What the hell? So if I suggest the State should at least not hand over it’s monopoly to private interests if it insists on one, I’m a statist aiming to use the full force of Government against my supposed adversaries, but when they do it, their man is ‘no ordinary politician’?

Yes, this business can be a little exasperating sometimes.

For the record: I described interest free currency by the Government as ‘the lesser evil’. But that is a matter of context. I believe the implementation of Social Credit or Public Banking would be a catastrophic blow to the Money Power.
Yes, a free market for currencies would eventually work out even better, although it would take probably decades to mature, but it is clear that the Central Banking rape of the many through interest MUST end, either way.

It is ridiculous to say this is a statist approach. The State has a monopoly for now, that’s a practical fact. It gives this monopoly away to private interests, raking in anywhere between 5 to 10 trillion dollars per year, coming from the poorest 80% of the global population. Saying that Govt should at least take that monopoly back, even if it would be better to end the monopoly altogether, is just common sense.

Resistance against it is either lack of information about the problems and the proposals, or malice.

So all in all it was a very enlightening conversation.

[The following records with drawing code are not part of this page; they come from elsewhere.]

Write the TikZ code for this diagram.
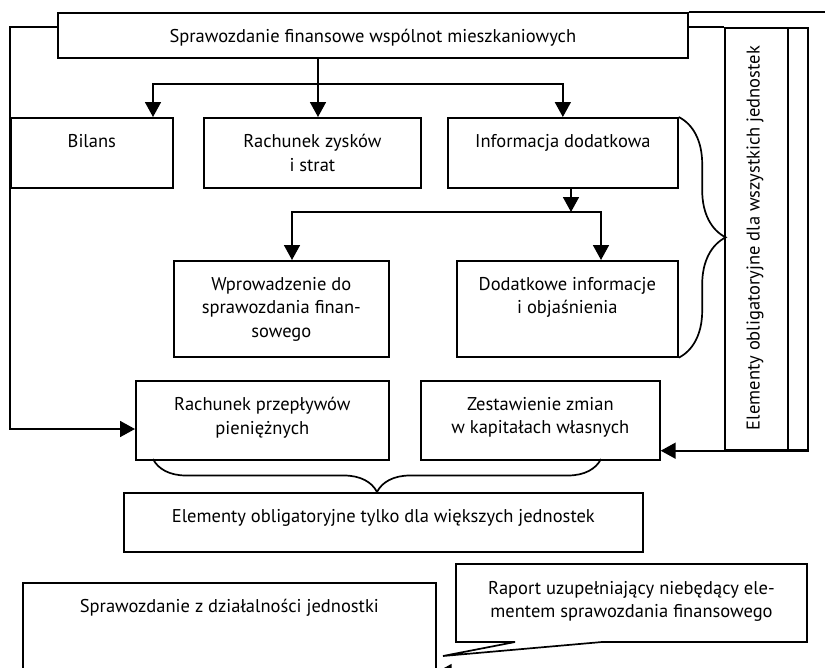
\documentclass[tikz,border=0pt]{standalone}
\usepackage{fontspec}
\setmainfont{PT Sans}
\usetikzlibrary{arrows.meta,decorations.pathreplacing,calc}

\tikzset{
  ramka/.style={draw, line width=1.7pt, anchor=north west, inner sep=0pt},
  opis/.style={anchor=north, align=center, inner sep=0pt, yshift=-17pt},
  linia/.style={line width=1.7pt},
  strzalka/.style={line width=1.7pt, -{Triangle[length=15pt,width=16pt]}},
  klamra/.style={line width=1.7pt, decorate, decoration={brace, amplitude=#1}},
}

\begin{document}
\begin{tikzpicture}[x=1pt, y=-1pt, font=\fontsize{18.5}{23.5}\selectfont]
    \useasboundingbox (0,0) rectangle (825,667);
    \clip (0,0) rectangle (825,667);

    % glowne sprawozdanie
    \node[ramka, minimum width=630pt, minimum height=45pt,
          label={[opis]north:{Sprawozdanie finansowe wspólnot mieszkaniowych}}] (sf) at (57,12) {};

    % elementy obowiazkowe
    \node[ramka, minimum width=162pt, minimum height=70pt, label={[opis]north:{Bilans}}] (bilans) at (10,117) {};
    \node[ramka, minimum width=217pt, minimum height=70pt, label={[opis]north:{Rachunek zysków\\i strat}}] (rzis) at (203,117) {};
    \node[ramka, minimum width=230pt, minimum height=70pt, label={[opis]north:{Informacja dodatkowa}}] (info) at (447,117) {};
    \node[ramka, minimum width=215pt, minimum height=96pt, label={[opis]north:{Wprowadzenie do\\sprawozdania finan-\\sowego}}] (wprow) at (173,260) {};
    \node[ramka, minimum width=221pt, minimum height=96pt, label={[opis]north:{Dodatkowe informacje\\i objaśnienia}}] (dodat) at (456,260) {};

    % elementy dla wiekszych jednostek
    \node[ramka, minimum width=253pt, minimum height=79pt, label={[opis]north:{Rachunek przepływów\\pieniężnych}}] (rpp) at (135,380) {};
    \node[ramka, minimum width=239pt, minimum height=79pt, label={[opis]north:{Zestawienie zmian\\w kapitałach własnych}}] (zzk) at (420,380) {};
    \node[ramka, minimum width=519pt, minimum height=59pt, label={[opis]north:{Elementy obligatoryjne tylko dla większych jednostek}}] (tylko) at (123,492) {};

    % pionowa ramka po prawej
    \node[ramka, minimum width=83pt, minimum height=422pt] (wsz) at (724,27) {};
    \draw[linia] ($(wsz.north east)+(-21,0)$) -- ($(wsz.south east)+(-21,0)$);
    \node[rotate=90] (wsztxt) at (755,238) {Elementy obligatoryjne dla wszystkich jednostek};

    % raport
    \node[ramka, minimum width=413pt, minimum height=110pt, label={[opis]north:{Sprawozdanie z działalności jednostki}}] (dzial) at (22,582) {};
    \coordinate (grot) at (443,656);
    \draw[linia] (456,564) -- (807,564) -- (807,642) -- (602,642) -- (grot) -- (515,642) -- (456,642) -- cycle;
    \node[opis] (raport) at (631.5,564) {Raport uzupełniający niebędący ele-\\mentem sprawozdania finansowego};

    % polaczenia
    \coordinate (s1) at (318,84);
    \coordinate (b1) at (153,0);
    \draw[linia] (sf.south -| s1) -- (s1);
    \draw[strzalka] (s1) -- (rzis.north -| s1);
    \draw[strzalka] (s1) -| (bilans.north -| b1);
    \draw[strzalka] (s1) -| (info.north);

    \coordinate (s2) at (571,212);
    \coordinate (w1) at (292,0);
    \coordinate (d1) at (601,0);
    \draw[strzalka] (info.south -| s2) -- (s2);
    \draw[strzalka] (s2) -| (wprow.north -| w1);
    \draw[strzalka] (s2) -| (dodat.north -| d1);

    \coordinate (lewo) at (10,429);
    \draw[strzalka] ($(sf.north west)+(0,15)$) -| (lewo) -- (lewo -| rpp.west);
    \draw[strzalka] (wsz.south east) -- (wsz.south east -| zzk.east);
    \draw[linia] ($(sf.north east)+(0,15)$) -- (wsz.north west);
    \draw[linia] (sf.north east) -- ++(150,0);

    \coordinate (dol) at (480,672);
    \draw[strzalka] (dol) -- (dol -| dzial.east);

    % klamry
    \draw[klamra=47pt] (info.north east) -- (dodat.south east);
    \coordinate (k1) at (601,459);
    \coordinate (k2) at (153,459);
    \draw[klamra=33pt] (k1) -- (k2);
\end{tikzpicture}
\end{document}
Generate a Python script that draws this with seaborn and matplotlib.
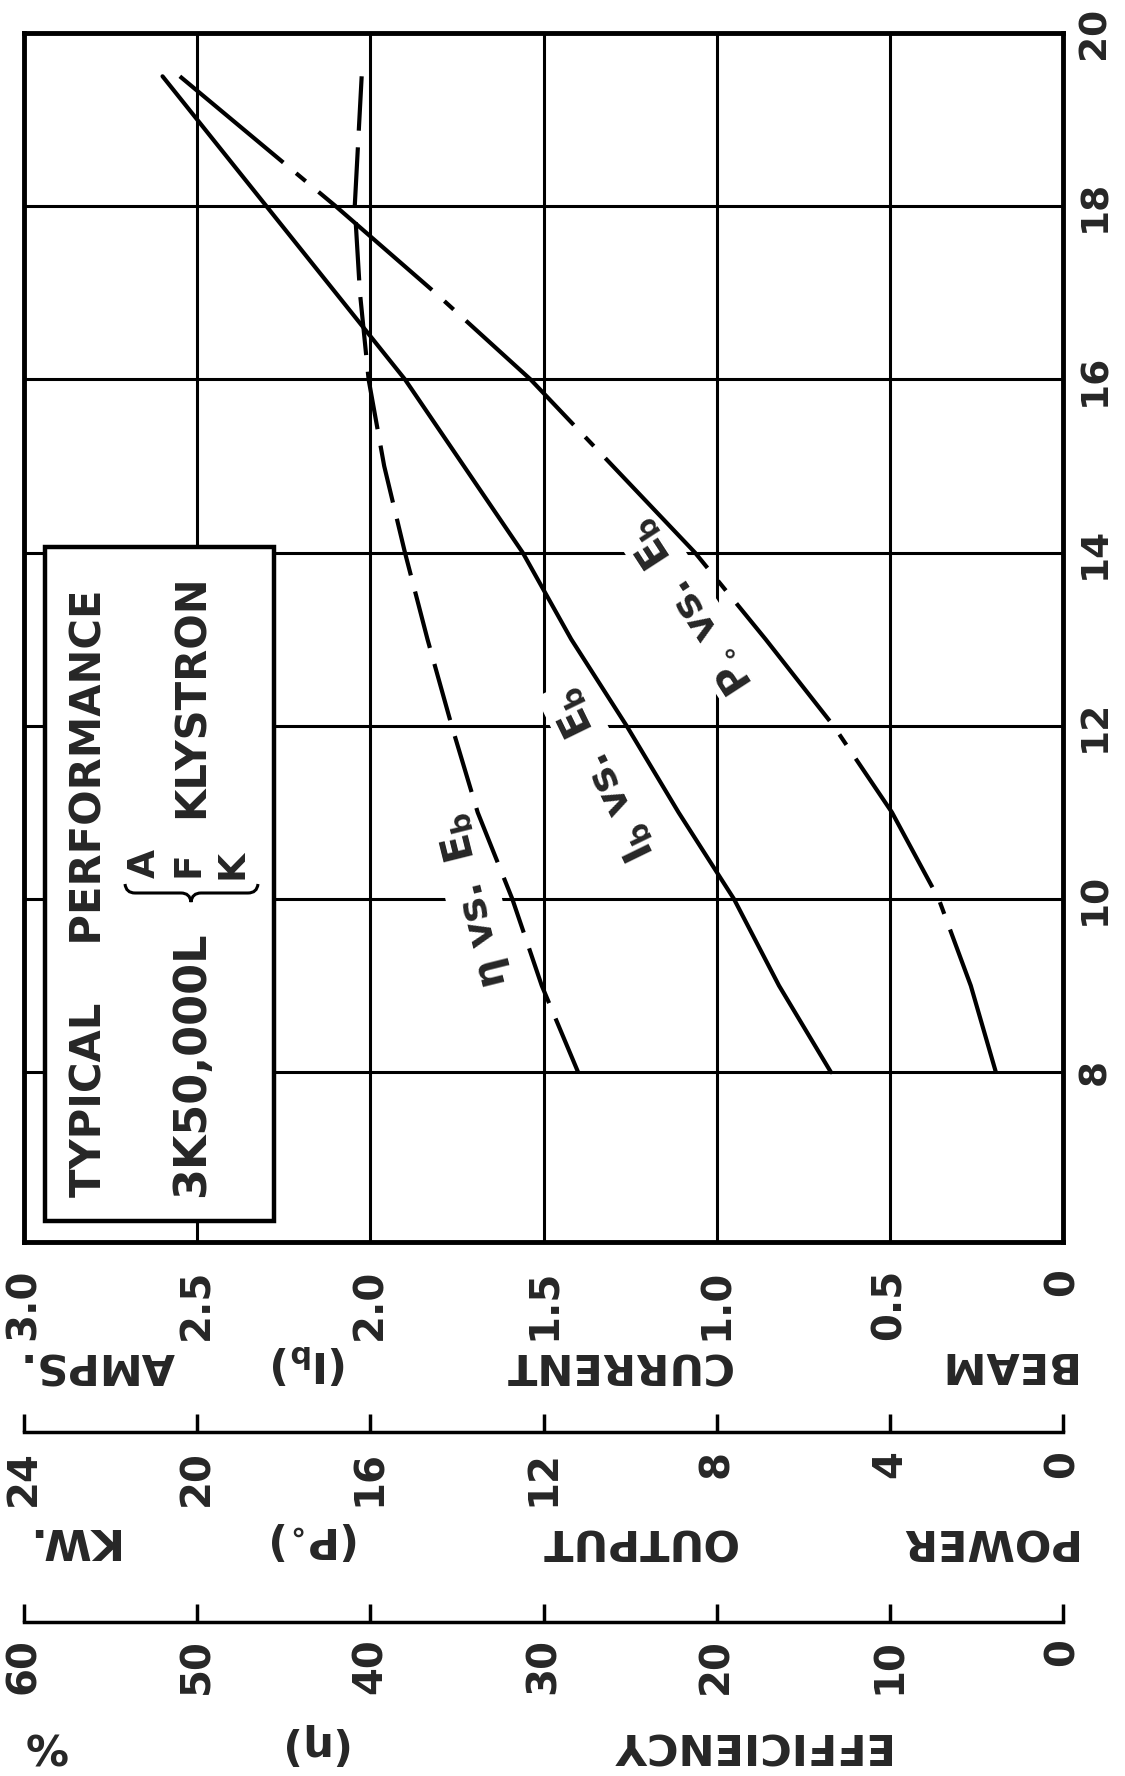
import numpy as np
import pandas as pd
import seaborn as sns
import matplotlib
matplotlib.use("Agg")
import matplotlib.pyplot as plt
from matplotlib.transforms import Affine2D
from matplotlib.patches import Rectangle, PathPatch
from matplotlib.path import Path

# ---------------- data ----------------
eb_kv = [8, 9, 10, 11, 12, 13, 14, 15, 16, 17, 18, 19.5]
beam_current_a = [0.67, 0.82, 0.95, 1.11, 1.26, 1.42, 1.56, 1.73, 1.90, 2.10, 2.30, 2.60]
efficiency_pct = [28.0, 30.1, 31.8, 33.8, 35.3, 36.7, 38.0, 39.2, 40.1, 40.6, 40.9, 40.5]
output_power_kw = [1.55, 2.13, 2.87, 3.95, 5.3, 6.87, 8.5, 10.4, 12.3, 14.5, 16.8, 20.4]

eb_ticks = [8, 10, 12, 14, 16, 18, 20]
eb_labels = ["8", "10", "12", "14", "16", "18", "20"]
current_ticks = [0, 0.5, 1.0, 1.5, 2.0, 2.5, 3.0]
current_labels = ["0", "0.5", "1.0", "1.5", "2.0", "2.5", "3.0"]
power_ticks = [0, 4, 8, 12, 16, 20, 24]
power_labels = ["0", "4", "8", "12", "16", "20", "24"]
eff_ticks = [0, 10, 20, 30, 40, 50, 60]
eff_labels = ["0", "10", "20", "30", "40", "50", "60"]

# ---------------- style ----------------
sns.set_style("white")
plt.rcParams.update({
    "font.family": ["DejaVu Sans"],
    "font.weight": "bold",
    "mathtext.fontset": "custom",
    "mathtext.rm": "DejaVu Sans:bold",
    "mathtext.it": "DejaVu Sans:bold",
    "mathtext.bf": "DejaVu Sans:bold",
    "mathtext.sf": "DejaVu Sans:bold",
})

W, H = 1125, 1776
fig = plt.figure(figsize=(W / 100, H / 100), dpi=100)
fig.patch.set_facecolor("white")
# pixel coordinates (y down) -> display
pix = Affine2D().scale(1 / 100, -1 / 100).translate(0, H / 100) + fig.dpi_scale_trans

L, R, T, B = 24, 1063, 33, 1242
ax = fig.add_axes([L / W, 1 - B / H, (R - L) / W, (B - T) / H])

CURVE_LW = 3.0

# beam current on main axes
sns.lineplot(x=beam_current_a, y=eb_kv, ax=ax, sort=False, estimator=None,
             color="black", lw=CURVE_LW, zorder=3)

# power on twin axes
axp = ax.twiny()
sns.lineplot(x=output_power_kw, y=eb_kv, ax=axp, sort=False, estimator=None,
             color="black", lw=CURVE_LW, linestyle=(0, (36, 4, 3, 4)), zorder=3)

# efficiency on twin axes
axe = ax.twiny()
sns.lineplot(x=efficiency_pct, y=eb_kv, ax=axe, sort=False, estimator=None,
             color="black", lw=CURVE_LW, linestyle=(0, (14, 4)), zorder=3)

# ---------------- main axes ----------------
ax.set_xlim(3.0, 0)
ax.set_ylim(6.04, 20.0)
ax.set_xticks(current_ticks)
ax.set_xticklabels(current_labels)
ax.set_yticks(eb_ticks)
ax.set_yticklabels(eb_labels)
ax.set_xlabel("")
ax.set_ylabel("")
ax.set_axisbelow(True)
ax.grid(True, color="black", lw=2.2)
for s in ax.spines.values():
    s.set_visible(True)
    s.set_color("black")
    s.set_linewidth(3.5)
ax.yaxis.tick_right()
ax.tick_params(axis="y", length=0, pad=10, labelsize=27, labelrotation=90,
               left=False, labelleft=False, right=True, labelright=True)
for lab in ax.get_yticklabels():
    lab.set_va("center")
ax.tick_params(axis="x", length=0, pad=19, labelsize=29, labelrotation=90)

# ---------------- secondary scales ----------------
def style_secondary(a, lim, ticks, labels, offset_px, pad):
    a.set_xlim(*lim)
    a.set_xticks(ticks)
    a.set_xticklabels(labels)
    a.set_xlabel("")
    a.set_ylabel("")
    a.xaxis.set_ticks_position("bottom")
    a.xaxis.set_label_position("bottom")
    a.spines["bottom"].set_position(("outward", offset_px * 0.72))
    for s in ["top", "left", "right"]:
        a.spines[s].set_visible(False)
    a.spines["bottom"].set_visible(True)
    a.spines["bottom"].set_color("black")
    a.spines["bottom"].set_linewidth(2.5)
    a.tick_params(axis="x", direction="in", length=13, width=2.5, color="black",
                  pad=pad, labelsize=29, labelrotation=90)
    a.grid(False)

style_secondary(axp, (24, 0), power_ticks, power_labels, 1432 - B, 13)
style_secondary(axe, (60, 0), eff_ticks, eff_labels, 1622 - B, 11.5)
ax.set_ylim(6.04, 20.0)

# ---------------- curve labels ----------------
bb = dict(boxstyle="square,pad=0.15", fc="white", ec="none")
ax.text(474, 900, r"$\eta\ vs.\ E_b$", transform=pix, rotation=104, rotation_mode="anchor",
        ha="center", va="center", fontsize=29, bbox=bb, zorder=2.5)
ax.text(603, 775, r"$I_b\ vs.\ E_b$", transform=pix, rotation=116, rotation_mode="anchor",
        ha="center", va="center", fontsize=29, bbox=bb, zorder=2.5)
ax.text(690, 606, r"$P_{\circ}\ vs.\ E_b$", transform=pix, rotation=123, rotation_mode="anchor",
        ha="center", va="center", fontsize=29, bbox=bb, zorder=2.5)

# ---------------- title box ----------------
box = Rectangle((45, 547), 229, 674, transform=pix, fc="white", ec="black", lw=3.2, zorder=2.6)
ax.add_patch(box)
ax.text(90, 1197, "TYPICAL    PERFORMANCE", transform=pix, rotation=90,
        ha="center", va="bottom", fontsize=30, zorder=2.7)
ax.text(192, 1197, "3K50,000L", transform=pix, rotation=90,
        ha="center", va="bottom", fontsize=32, zorder=2.7)
ax.text(192, 818, "KLYSTRON", transform=pix, rotation=90,
        ha="center", va="bottom", fontsize=30, zorder=2.7)
for letter, xc in zip(["A", "F", "K"], [145, 188, 233]):
    ax.text(xc, 864, letter, transform=pix, rotation=90, ha="center", va="center",
            fontsize=27, zorder=2.7)
brace_verts = [(125, 884), (126, 893), (135, 893), (181, 893), (190, 893), (191, 902),
               (192, 893), (201, 893), (248, 893), (257, 893), (258, 884)]
brace_codes = [Path.MOVETO, Path.CURVE3, Path.CURVE3, Path.LINETO, Path.CURVE3, Path.CURVE3,
               Path.CURVE3, Path.CURVE3, Path.LINETO, Path.CURVE3, Path.CURVE3]
ax.add_patch(PathPatch(Path(brace_verts, brace_codes), transform=pix, fill=False,
                       ec="black", lw=2.2, zorder=2.7))

# ---------------- axis titles (upside down) ----------------
def axis_word(x, y, s):
    ax.text(x, y, s, transform=pix, rotation=180, rotation_mode="anchor",
            ha="center", va="center", fontsize=31, clip_on=False)

for x, s in [(1005, "BEAM"), (617, "CURRENT"), (310, r"$(I_b)$"), (97, "AMPS.")]:
    axis_word(x, 1364, s)
for x, s in [(986, "POWER"), (637, "OUTPUT"), (315, r"$(P_{\circ})$"), (70, "KW.")]:
    axis_word(x, 1540, s)
for x, s in [(748, "EFFICIENCY"), (320, r"$(\eta)$"), (45, "%")]:
    axis_word(x, 1744, s)

fig.savefig("out.png", dpi=100, facecolor="white")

We can conclude that the Daily Bell is not a serious hindrance to the Money Power. In fact, perhaps unwillingly, it is a major asset for it: they ignore and downplay interest, which is the Money Power’s main tool of domination. Worse: they discredit good people like Ellen Brown and good systems like Social Credit, trying to address this problem. They do so in unpleasant ways: misrepresenting both the issues and the positions people take accordingly.
They plug Gold and although they claim to resist a Gold Monopoly, they are paving it’s way: many libertarians will accept a Gold Monopoly Standard, because they mistakenly believe Gold would win out in a free market anyway.